Working with a team is a must if you want to be successful. The concept has been woven into our personal and cooperate life that we wouldn’t even question it. The concept is an easy one; we are stronger together than we are apart.
Hi and welcome back to BarrWorld.com, today we are looking at a side of teamwork that isn’t talked about much because it’s not supposed to work this way. We form teams to make us stronger but sometimes we have a hanger on, someone that isn’t pulling their weight. The technical term is Social Loafing and it is a serious problem when working in a group or a project.
Social loafing is the tendency to put less effort into a task when working as part of a group compared to working alone. When you’re involved in a group project, you can help it to function effectively if you know how to prevent, recognize, and correct social loafing. You might even recognize that YOU are the Social Loafer.
You can have everything in life you want, if you will just help enough other people get what they want.- Zig Ziglar
As a leader that needs to work with a variety of people in a team environment, we need to have some methods in place to keep our team members from becoming a social loafer.
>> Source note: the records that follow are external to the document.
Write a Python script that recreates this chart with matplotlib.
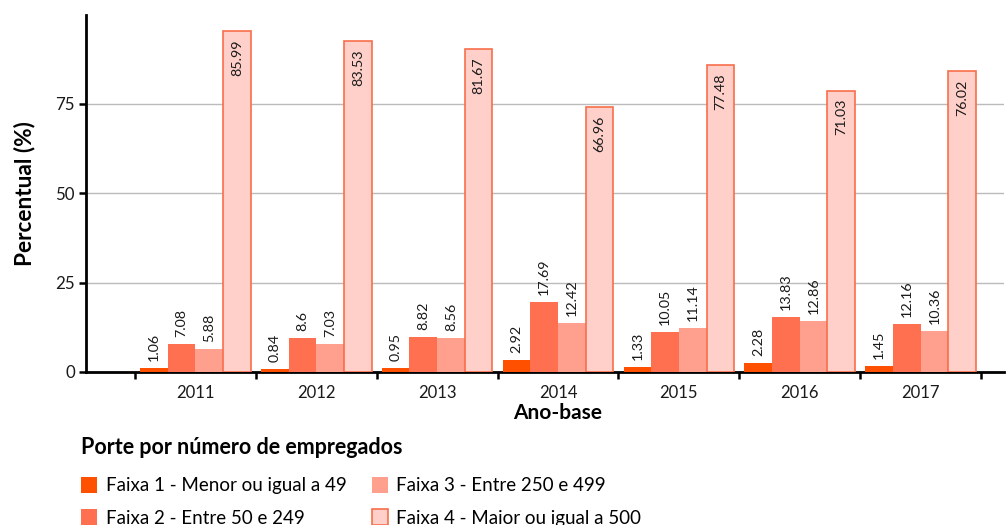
import matplotlib
matplotlib.use("Agg")
import matplotlib.pyplot as plt
from matplotlib.patches import Patch

plt.rcParams['font.family'] = ['Lato', 'DejaVu Sans']

anos = ['2011', '2012', '2013', '2014', '2015', '2016', '2017']
faixa1 = [1.06, 0.84, 0.95, 2.92, 1.33, 2.28, 1.45]
faixa2 = [7.08, 8.6, 8.82, 17.69, 10.05, 13.83, 12.16]
faixa3 = [5.88, 7.03, 8.56, 12.42, 11.14, 12.86, 10.36]
faixa4 = [85.99, 83.53, 81.67, 66.96, 77.48, 71.03, 76.02]
series_labels = [
    'Faixa 1 - Menor ou igual a 49',
    'Faixa 2 - Entre 50 e 249',
    'Faixa 3 - Entre 250 e 499',
    'Faixa 4 - Maior ou igual a 500',
]
y_tick_labels = [0, 25, 50, 75]

colors = ['#FF5000', '#FF7050', '#FFA08F', '#FFD0C9']
edge4 = '#F76E4A'
# the value axis of this chart is stretched: a tick labelled v sits at v / axis_stretch
axis_stretch = 1.107

fig = plt.figure(figsize=(10.06, 5.25), dpi=100)
W, H = 1006, 525
ax = fig.add_axes([86 / W, 1 - 372 / H, (1004 - 86) / W, (372 - 15) / H])

series = [faixa1, faixa2, faixa3, faixa4]
width = 0.229
x = list(range(len(anos)))
for i, vals in enumerate(series):
    off = (i - 1.5) * width
    xs = [xi + off for xi in x]
    if i == 3:
        bars = ax.bar(xs, vals, width, color=colors[i], edgecolor=edge4,
                      linewidth=1.2, zorder=3)
        for b, v in zip(bars, vals):
            ax.annotate(f'{v:g}', (b.get_x() + b.get_width() / 2, v),
                        xytext=(0, -6), textcoords='offset points',
                        rotation=90, ha='center', va='top', fontsize=10.3,
                        color='#1a1a1a', zorder=4)
    else:
        bars = ax.bar(xs, vals, width, color=colors[i], linewidth=0, zorder=3)
        for b, v in zip(bars, vals):
            ax.annotate(f'{v:g}', (b.get_x() + b.get_width() / 2, v),
                        xytext=(0, 5), textcoords='offset points',
                        rotation=90, ha='center', va='bottom', fontsize=10.3,
                        color='#1a1a1a', zorder=4)

ax.set_xlim(-0.905, 6.69)
ax.set_ylim(0, 99.8 / axis_stretch)

ax.set_yticks([v / axis_stretch for v in y_tick_labels])
ax.set_yticklabels([str(v) for v in y_tick_labels], fontsize=12.2, color='#1a1a1a')
ax.yaxis.grid(True, color='#BBBBBB', linewidth=1, zorder=0)
ax.set_axisbelow(True)

# year labels centred in each group, tick marks on group boundaries
ax.set_xticks([i - 0.5 for i in range(len(anos) + 1)])
ax.set_xticklabels([])
ax.set_xticks(x, minor=True)
ax.set_xticklabels(anos, minor=True, fontsize=12, color='#1a1a1a')
ax.tick_params(axis='x', which='minor', length=0, pad=9.5)
ax.tick_params(axis='x', which='major', length=5, width=1.8, direction='out')
ax.tick_params(axis='y', length=5, width=1.8, direction='out', pad=3)

for s in ['top', 'right']:
    ax.spines[s].set_visible(False)
for s in ['left', 'bottom']:
    ax.spines[s].set_linewidth(2)
    ax.spines[s].set_color('#000000')

ax.set_ylabel('Percentual (%)', fontsize=16.3, fontweight='bold', labelpad=14)
# centre the axis title under the year groups rather than the whole axis
ax.set_xlabel('Ano-base', fontsize=15, fontweight='bold', labelpad=1.5,
              x=(558 - 86) / (1004 - 86))

handles = [Patch(facecolor=colors[i], edgecolor=(edge4 if i == 3 else colors[i]),
                 linewidth=(1.2 if i == 3 else 0)) for i in range(4)]
leg = fig.legend(handles, series_labels, ncol=2, loc='upper left',
                 bbox_to_anchor=(64 / W, 1 - 420.5 / H), frameon=False,
                 title='Porte por número de empregados',
                 title_fontproperties={'weight': 'bold', 'size': 15.5},
                 fontsize=13.5, handlelength=0.87, handleheight=0.9,
                 handletextpad=0.45, columnspacing=1.35, labelspacing=0.81)
leg._legend_box.align = 'left'
leg._legend_box.sep = 13.4

fig.savefig('out.png', dpi=100)
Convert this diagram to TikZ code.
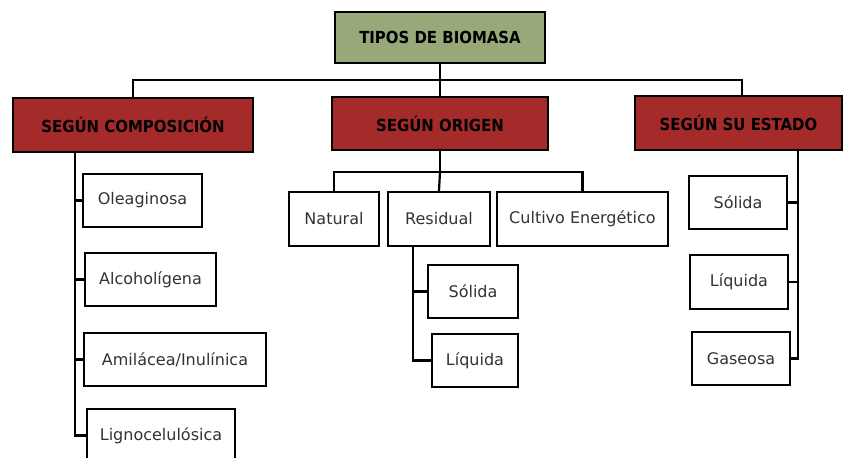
\documentclass[tikz,border=0pt]{standalone}
\usepackage{fontspec}
\setmainfont{DejaVu Sans}
\newfontfamily\headfont{DejaVu Sans Condensed}
\usetikzlibrary{positioning}
\definecolor{tipogreen}{RGB}{151,168,121}
\definecolor{grupored}{RGB}{165,42,42}
\tikzset{box/.style={rectangle,draw=black,line width=2.6pt,fill=white,minimum height=53pt,inner sep=0pt,font=\fontsize{16}{18}\selectfont,text=black!80},
         head box/.style={box,fill=grupored,font=\headfont\bfseries\fontsize{16.6}{18}\selectfont,text=black},
         root box/.style={head box,fill=tipogreen},
         link/.style={line width=2.2pt,line cap=rect}
}

\begin{document}
\begin{tikzpicture}[x=1pt,y=-1pt]
% \draw[help lines] (0,0) grid (844,458);
\useasboundingbox (0,0) rectangle (844,458);
% raiz y grupos
\node[root box,minimum width=210pt,minimum height=51pt] (tipos) at (440,37.5) {TIPOS DE BIOMASA};
\node[head box,minimum width=240pt,minimum height=54pt] (comp) at (133,125) {SEGÚN COMPOSICIÓN};
\node[head box,minimum width=216pt] (orig) at (440,123.5) {SEGÚN ORIGEN};
\node[head box,minimum width=207pt,minimum height=54pt] (estado) at (738.5,123) {SEGÚN SU ESTADO};
% composicion
\node[box,minimum width=119pt] (ole) at (142.5,200.5) {Oleaginosa};
\node[box,minimum width=131pt] (alco) at (150.5,279.5) {Alcoholígena};
\node[box,minimum width=182pt] (amil) at (175,359.5) {Amilácea/Inulínica};
\node[box,minimum width=148pt] (ligno) at (161,435.5) {Lignocelulósica};
% origen
\node[box,minimum width=90pt,minimum height=54pt] (natural) at (334,219) {Natural};
\node[box,minimum width=102pt,minimum height=54pt] (residual) at (439,219) {Residual};
\node[box,minimum width=171pt,minimum height=54pt] (cultivo) at (582.5,219) {Cultivo Energético};
\node[box,minimum width=90pt] (solidaR) at (473,291.5) {Sólida};
\node[box,minimum width=86pt] (liquidaR) at (475,360.5) {Líquida};
% estado
\node[box,minimum width=98pt] (solidaE) at (738,202.5) {Sólida};
\node[box,minimum width=98pt,minimum height=54pt] (liquidaE) at (739,282) {Líquida};
\node[box,minimum width=98pt] (gaseosa) at (741,358.5) {Gaseosa};

\coordinate (bus) at (440,80);
\coordinate (obus) at (440,172);
\coordinate (lbus) at (75,152);
\coordinate (rbus) at (413,246);
\coordinate (ebus) at (798,150);

\draw[link] (tipos.south) -- (bus);
\draw[link] (comp.north) |- (bus) -| (estado.north -| 742,0);
\draw[link] (bus) -- (orig.north);
\draw[link] (lbus) |- (ligno.west);
\foreach \n in {ole,alco,amil}
    \draw[link] (lbus |- \n.west) -- (\n.west);
\draw[link] (orig.south) -- (obus);
\draw[link] (natural.north) |- (obus) -| (cultivo.north);
\draw[link] (obus) -- (residual.north);
\draw[link] (rbus) |- (liquidaR.west);
\draw[link] (rbus |- solidaR.west) -- (solidaR.west);
\draw[link] (ebus) |- (gaseosa.east);
\foreach \n in {solidaE,liquidaE}
    \draw[link] (ebus |- \n.east) -- (\n.east);
\end{tikzpicture}
\end{document}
1. Decide if you need a team. Individuals naturally like the social and emotional benefits of being part of a team. On the other hand, studies show that some tasks like brainstorming actually produce better results when working alone. Set up teams only when you require more than one person to get the job done.
2. Limit the group size. The bigger the group, the greater the tendency for others to feel anonymous and go along for a free ride, while one or two individuals do most of the work. A good rule of thumb is to limit the maximum group size to five members or less.
3. Choose members carefully. Think about how different members can complement each other. Those with financial skills or creative talents may produce a better product together than they could independently. Personalities also matter.
“Individual commitment to a group effort–that is what makes a team work, a company work, a society work, a civilization work. –Vince Lombardi
4. Designate appropriate leaders. Wise leadership helps any group to function better. Be flexible about identifying co-leadership opportunities and other innovative arrangements.
5. Assign clear roles. Let each individual know what they are responsible for individually as well as collectively. Accountability is essential to successful groupings.
6. Establish ground rules. Head off potential misunderstandings by laying out the basic expectations. Provide details on goals and objectives, reporting relationships, and communication methods.
Coming together is a beginning. Keeping together is progress. Working together is success.” –Henry Ford
So how do you stop social loafing on your teams? Here are a few possible ways to find and correct the offending person.
1. Perform regular evaluations. Stay on track by conducting periodic evaluations. Meet with the members privately to assess their performance. Praise their strengths and create a targeted plan of action to address weaknesses.
2. Seek feedback from peers. Ask peers to evaluate each other. You may be surprised to receive insights and information that supervisors miss out on seeing. Involving different people in the process also makes it easier to spot patterns and control for individual bias.
3. Promote engagement. Employees work harder if they feel appreciated. Be vigilant about including everyone in relevant discussions. Hand out sincere praise generously.
4. Facilitate closer relationships. Friendships and loyalties among colleagues is another strong motivator. Provide opportunities to socialize on and off the job. Some ideas include team projects, company breakfasts, and discounted gym memberships.
5. Offer choices. As much as possible, let individuals choose their own activities within the group. They will feel more invested in proving that they can deliver great results.
6. Conduct post-project audits. Learn from past experiences. Ask team members for feedback on the effectiveness of the team. Respect their confidentiality and suggestions.
7. Reward excellence. One of the most serious consequences of social loafing is its impact on the most productive employees. Be aware of team members who may feel like they are doing a disproportionate share of the work. Sometimes people require compensation as individuals as well as team members.
8. Provide adequate resources and support. Managing group efforts is tricky. Give others their best chances at success by offering them access to tools and services that will help them do their jobs better.
To reduce the risks of social loafing, be strategic with how you set up teams. Encourage everyone to pull their own weight by making them feel connected and valued. You’ll be rewarded with higher productivity and enjoy greater satisfaction in your work.